#### EXERCISE:
Work out the number of lines with "React" in them. Reply with that number and no other words.

───── GIVEN INFORMATION ─────

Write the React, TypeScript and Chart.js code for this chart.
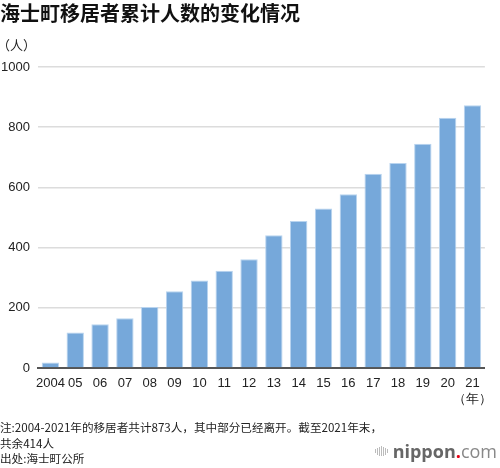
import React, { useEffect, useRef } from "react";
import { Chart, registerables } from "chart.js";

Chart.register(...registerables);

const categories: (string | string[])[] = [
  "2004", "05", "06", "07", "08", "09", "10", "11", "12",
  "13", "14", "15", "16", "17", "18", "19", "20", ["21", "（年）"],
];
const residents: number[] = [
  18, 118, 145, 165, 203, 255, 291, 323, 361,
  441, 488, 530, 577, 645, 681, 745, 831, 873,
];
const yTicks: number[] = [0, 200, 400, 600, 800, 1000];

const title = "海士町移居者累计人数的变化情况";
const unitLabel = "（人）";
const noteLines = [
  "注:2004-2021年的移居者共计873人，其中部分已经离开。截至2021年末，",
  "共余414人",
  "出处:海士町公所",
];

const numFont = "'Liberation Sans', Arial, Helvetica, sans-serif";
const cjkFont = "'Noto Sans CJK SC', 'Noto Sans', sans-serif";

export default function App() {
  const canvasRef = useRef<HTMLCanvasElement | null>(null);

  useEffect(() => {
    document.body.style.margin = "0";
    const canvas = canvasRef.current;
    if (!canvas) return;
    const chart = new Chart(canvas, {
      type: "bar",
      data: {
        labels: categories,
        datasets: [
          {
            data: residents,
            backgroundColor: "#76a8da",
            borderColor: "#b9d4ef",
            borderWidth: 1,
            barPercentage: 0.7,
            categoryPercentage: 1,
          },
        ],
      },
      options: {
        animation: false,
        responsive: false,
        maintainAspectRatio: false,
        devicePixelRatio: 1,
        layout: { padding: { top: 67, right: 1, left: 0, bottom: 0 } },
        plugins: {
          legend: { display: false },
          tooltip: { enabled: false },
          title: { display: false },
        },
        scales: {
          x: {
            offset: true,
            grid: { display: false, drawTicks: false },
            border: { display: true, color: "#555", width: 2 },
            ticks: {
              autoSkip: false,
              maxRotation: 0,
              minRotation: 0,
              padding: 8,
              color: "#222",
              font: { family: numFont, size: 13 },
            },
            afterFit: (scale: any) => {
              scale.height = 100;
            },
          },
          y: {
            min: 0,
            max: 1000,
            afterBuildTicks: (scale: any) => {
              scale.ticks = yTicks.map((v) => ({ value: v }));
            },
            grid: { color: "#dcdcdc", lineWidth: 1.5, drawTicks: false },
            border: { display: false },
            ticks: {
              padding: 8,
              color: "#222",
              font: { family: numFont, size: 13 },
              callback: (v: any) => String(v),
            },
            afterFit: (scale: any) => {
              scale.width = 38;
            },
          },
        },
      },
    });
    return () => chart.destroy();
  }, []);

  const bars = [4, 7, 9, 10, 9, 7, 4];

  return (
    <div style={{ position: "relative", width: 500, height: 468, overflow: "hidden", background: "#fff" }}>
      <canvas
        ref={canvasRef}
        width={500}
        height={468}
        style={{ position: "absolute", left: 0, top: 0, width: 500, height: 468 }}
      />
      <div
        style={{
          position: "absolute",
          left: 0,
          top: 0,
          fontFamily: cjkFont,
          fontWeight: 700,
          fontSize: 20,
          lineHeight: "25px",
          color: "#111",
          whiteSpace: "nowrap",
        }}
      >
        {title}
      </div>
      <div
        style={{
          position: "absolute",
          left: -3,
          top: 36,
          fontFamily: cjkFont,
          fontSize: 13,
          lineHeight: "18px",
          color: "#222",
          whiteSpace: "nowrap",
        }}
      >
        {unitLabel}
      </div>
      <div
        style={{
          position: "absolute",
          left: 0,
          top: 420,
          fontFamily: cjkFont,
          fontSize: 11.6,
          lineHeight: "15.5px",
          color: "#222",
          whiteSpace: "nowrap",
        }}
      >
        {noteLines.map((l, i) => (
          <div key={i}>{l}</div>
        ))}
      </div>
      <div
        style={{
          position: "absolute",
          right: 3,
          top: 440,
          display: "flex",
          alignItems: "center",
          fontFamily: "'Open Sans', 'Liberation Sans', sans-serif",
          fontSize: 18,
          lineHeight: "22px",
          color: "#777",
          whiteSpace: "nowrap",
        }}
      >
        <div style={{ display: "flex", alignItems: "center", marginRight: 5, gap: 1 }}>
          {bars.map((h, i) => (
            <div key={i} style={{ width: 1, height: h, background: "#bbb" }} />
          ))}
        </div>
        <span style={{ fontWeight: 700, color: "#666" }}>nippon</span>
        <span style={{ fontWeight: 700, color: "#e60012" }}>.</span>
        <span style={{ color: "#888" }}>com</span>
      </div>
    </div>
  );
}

─────

#### ANSWER:
2